_WHAT YOU SHOULD DO_. Each line from the top of the listing through the one holding "N = list(range(1, 21))" should be restated word for word, with nothing added and no pictures.

start RECORD LIST

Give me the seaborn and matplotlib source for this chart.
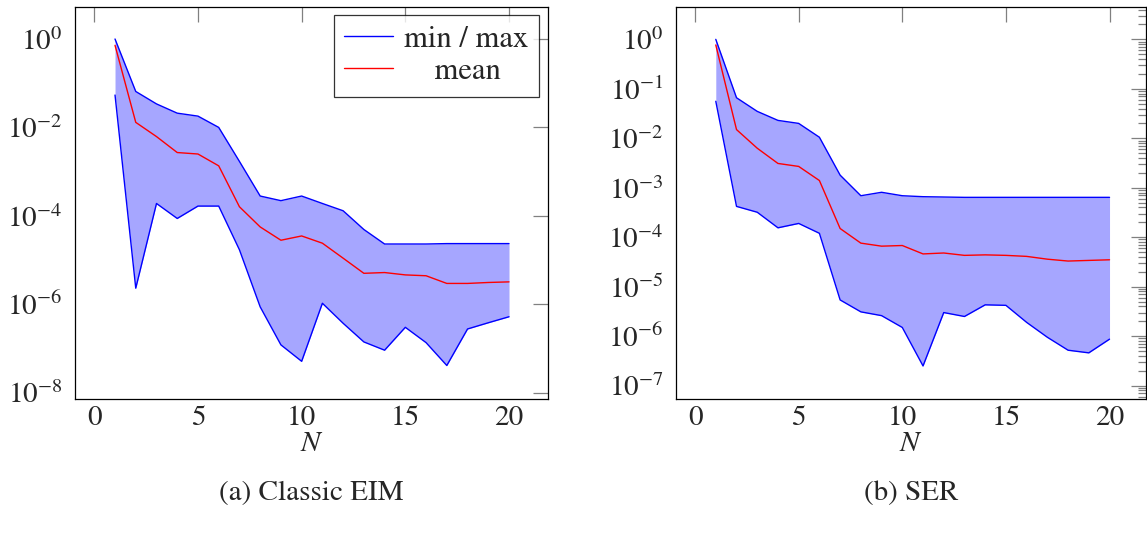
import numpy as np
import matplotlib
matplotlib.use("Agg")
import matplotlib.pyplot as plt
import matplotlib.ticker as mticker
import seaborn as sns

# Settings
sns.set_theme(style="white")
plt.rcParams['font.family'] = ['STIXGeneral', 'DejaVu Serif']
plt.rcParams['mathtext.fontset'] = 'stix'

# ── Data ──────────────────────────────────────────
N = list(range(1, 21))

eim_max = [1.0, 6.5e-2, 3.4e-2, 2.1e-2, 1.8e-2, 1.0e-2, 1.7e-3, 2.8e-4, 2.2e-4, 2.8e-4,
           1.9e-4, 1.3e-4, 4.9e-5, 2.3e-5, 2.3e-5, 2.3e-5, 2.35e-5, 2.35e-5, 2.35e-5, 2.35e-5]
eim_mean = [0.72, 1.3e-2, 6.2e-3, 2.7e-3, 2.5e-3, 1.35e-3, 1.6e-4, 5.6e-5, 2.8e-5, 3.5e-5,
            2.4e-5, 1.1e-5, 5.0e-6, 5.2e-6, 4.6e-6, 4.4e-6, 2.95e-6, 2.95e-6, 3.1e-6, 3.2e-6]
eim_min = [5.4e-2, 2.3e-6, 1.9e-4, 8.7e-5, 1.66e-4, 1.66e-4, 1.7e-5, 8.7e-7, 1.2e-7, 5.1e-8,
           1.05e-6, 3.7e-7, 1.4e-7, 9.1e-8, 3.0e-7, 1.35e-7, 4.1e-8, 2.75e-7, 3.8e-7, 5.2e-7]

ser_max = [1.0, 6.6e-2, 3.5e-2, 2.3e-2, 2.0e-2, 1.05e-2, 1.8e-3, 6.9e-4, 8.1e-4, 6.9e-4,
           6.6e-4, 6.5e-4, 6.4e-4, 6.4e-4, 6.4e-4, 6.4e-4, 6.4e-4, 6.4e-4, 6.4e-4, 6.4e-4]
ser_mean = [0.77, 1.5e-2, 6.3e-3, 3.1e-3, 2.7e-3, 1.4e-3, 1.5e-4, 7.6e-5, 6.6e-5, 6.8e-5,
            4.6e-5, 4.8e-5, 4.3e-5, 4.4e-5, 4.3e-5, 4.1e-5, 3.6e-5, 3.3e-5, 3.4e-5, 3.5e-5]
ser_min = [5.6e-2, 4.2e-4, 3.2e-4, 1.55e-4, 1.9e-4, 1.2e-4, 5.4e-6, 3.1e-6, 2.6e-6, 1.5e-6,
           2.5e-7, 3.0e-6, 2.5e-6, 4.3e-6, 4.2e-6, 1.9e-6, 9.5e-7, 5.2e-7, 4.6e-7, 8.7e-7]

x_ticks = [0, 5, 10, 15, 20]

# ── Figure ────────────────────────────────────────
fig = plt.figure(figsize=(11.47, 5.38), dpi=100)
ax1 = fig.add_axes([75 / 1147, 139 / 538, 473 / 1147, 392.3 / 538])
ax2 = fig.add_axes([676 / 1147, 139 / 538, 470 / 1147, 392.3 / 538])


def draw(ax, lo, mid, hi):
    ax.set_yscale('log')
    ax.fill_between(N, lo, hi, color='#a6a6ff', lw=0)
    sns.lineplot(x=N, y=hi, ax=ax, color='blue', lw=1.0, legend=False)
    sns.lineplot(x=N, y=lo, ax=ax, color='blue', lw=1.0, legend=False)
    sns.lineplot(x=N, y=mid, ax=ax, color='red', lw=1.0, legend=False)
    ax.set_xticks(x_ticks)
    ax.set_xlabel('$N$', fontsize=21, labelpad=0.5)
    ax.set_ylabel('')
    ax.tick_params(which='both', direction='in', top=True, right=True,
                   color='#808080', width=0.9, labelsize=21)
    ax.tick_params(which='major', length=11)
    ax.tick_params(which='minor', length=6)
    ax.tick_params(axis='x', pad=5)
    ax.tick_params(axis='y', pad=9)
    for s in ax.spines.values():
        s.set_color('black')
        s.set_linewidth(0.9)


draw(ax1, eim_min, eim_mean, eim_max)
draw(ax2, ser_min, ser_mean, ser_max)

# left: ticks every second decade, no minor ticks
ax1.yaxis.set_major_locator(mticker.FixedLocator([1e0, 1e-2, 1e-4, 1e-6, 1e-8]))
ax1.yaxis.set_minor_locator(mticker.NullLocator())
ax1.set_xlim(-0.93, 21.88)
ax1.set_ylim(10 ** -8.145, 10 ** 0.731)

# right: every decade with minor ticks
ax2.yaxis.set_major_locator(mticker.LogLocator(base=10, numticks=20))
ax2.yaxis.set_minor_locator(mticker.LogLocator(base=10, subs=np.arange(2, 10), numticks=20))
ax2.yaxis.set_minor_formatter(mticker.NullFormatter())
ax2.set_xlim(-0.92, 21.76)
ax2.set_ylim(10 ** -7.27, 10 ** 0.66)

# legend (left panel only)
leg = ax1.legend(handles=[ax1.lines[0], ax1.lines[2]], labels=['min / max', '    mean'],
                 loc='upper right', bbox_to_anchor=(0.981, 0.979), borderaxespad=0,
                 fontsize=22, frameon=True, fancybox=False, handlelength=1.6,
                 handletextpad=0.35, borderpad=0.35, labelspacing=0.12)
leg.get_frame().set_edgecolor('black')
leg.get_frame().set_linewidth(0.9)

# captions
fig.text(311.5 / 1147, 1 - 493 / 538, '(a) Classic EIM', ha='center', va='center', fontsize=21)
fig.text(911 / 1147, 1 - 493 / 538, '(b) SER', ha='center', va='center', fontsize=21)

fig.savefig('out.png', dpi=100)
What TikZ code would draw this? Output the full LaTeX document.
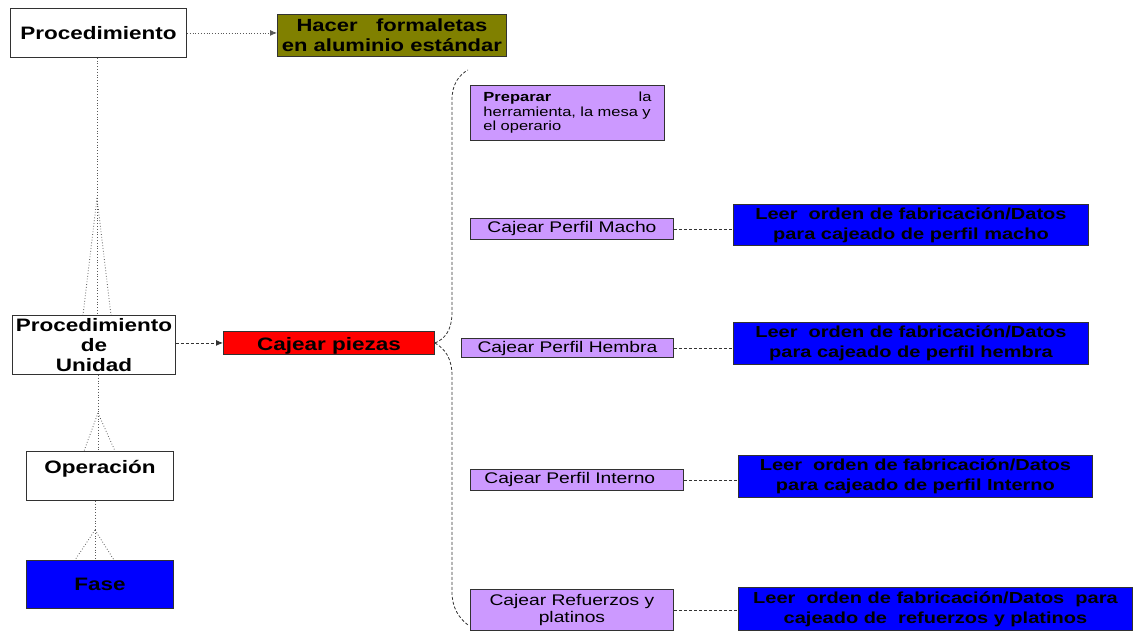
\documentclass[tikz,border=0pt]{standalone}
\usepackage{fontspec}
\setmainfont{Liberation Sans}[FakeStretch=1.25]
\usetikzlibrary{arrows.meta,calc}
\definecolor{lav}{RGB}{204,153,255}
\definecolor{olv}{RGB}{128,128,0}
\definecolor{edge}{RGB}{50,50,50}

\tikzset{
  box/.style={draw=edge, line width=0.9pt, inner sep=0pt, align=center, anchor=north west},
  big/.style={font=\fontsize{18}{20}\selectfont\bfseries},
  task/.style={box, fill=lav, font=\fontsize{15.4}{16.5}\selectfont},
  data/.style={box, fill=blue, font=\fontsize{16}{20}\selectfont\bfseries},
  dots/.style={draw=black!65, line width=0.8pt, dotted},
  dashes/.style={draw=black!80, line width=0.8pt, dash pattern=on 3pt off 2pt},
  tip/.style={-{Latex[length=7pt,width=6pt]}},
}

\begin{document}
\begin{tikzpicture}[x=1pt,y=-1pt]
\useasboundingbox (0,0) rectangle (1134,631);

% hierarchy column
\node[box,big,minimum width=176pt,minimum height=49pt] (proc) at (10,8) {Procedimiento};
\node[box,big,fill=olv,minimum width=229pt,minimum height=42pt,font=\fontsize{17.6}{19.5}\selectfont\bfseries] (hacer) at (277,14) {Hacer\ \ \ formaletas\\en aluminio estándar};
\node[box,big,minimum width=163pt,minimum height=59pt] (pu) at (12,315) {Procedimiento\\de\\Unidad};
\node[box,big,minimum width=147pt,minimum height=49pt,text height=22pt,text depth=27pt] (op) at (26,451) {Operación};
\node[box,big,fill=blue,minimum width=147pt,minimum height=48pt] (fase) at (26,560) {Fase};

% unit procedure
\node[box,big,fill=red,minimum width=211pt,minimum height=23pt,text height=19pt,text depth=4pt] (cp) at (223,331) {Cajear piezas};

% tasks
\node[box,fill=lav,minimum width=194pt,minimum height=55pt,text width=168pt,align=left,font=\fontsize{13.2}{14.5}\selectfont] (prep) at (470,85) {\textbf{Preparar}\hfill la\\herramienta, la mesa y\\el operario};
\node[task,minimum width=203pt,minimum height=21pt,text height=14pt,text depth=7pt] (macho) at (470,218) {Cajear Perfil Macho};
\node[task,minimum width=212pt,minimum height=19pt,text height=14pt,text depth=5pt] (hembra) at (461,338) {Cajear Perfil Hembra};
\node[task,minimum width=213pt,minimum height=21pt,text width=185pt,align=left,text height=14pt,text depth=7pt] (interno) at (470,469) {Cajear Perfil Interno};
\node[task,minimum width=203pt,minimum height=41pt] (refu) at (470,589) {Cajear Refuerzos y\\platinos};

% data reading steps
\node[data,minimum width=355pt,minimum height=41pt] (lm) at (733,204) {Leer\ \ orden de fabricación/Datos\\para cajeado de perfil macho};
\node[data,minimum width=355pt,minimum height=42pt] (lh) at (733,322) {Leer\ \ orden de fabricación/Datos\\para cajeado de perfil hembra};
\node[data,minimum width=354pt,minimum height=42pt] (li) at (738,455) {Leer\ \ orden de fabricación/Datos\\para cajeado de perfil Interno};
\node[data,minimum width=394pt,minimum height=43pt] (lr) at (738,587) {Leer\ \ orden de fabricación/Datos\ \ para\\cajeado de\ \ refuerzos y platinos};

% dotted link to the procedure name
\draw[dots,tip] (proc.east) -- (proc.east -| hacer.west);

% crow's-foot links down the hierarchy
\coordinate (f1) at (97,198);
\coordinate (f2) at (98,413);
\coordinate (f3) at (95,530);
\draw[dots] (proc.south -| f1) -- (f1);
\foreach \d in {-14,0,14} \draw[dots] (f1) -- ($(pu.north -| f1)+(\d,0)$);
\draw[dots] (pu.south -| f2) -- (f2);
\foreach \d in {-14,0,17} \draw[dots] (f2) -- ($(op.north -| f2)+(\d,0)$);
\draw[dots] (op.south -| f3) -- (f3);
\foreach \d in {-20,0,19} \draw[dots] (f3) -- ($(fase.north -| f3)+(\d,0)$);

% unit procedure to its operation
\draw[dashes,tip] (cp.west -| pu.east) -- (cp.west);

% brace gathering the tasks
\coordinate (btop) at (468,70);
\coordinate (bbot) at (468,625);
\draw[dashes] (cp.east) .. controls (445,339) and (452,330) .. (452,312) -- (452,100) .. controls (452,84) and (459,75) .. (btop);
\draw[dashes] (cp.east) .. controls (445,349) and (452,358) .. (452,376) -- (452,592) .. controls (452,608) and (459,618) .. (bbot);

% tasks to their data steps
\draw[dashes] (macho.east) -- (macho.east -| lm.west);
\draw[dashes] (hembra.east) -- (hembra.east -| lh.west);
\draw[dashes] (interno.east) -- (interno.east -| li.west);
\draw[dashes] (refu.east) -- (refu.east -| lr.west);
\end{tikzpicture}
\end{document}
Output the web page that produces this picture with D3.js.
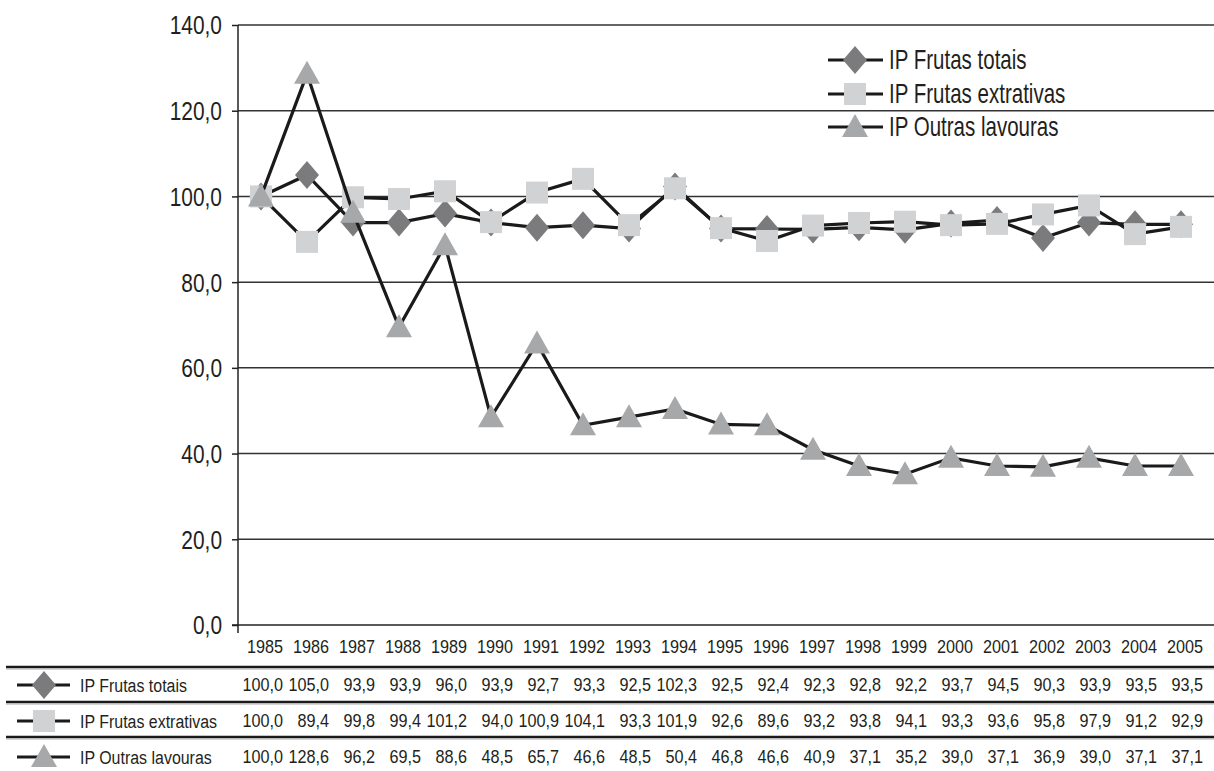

end RECORD LIST

_RESULT OF THIS EXERCISE_.
Give me the seaborn and matplotlib source for this chart.
import numpy as np
import matplotlib
matplotlib.use("Agg")
import matplotlib.pyplot as plt
import matplotlib.ticker as mticker
import seaborn as sns

# Settings
sns.set_theme(style="white")
plt.rcParams['font.family'] = ['STIXGeneral', 'DejaVu Serif']
plt.rcParams['mathtext.fontset'] = 'stix'

# ── Data ──────────────────────────────────────────
N = list(range(1, 21))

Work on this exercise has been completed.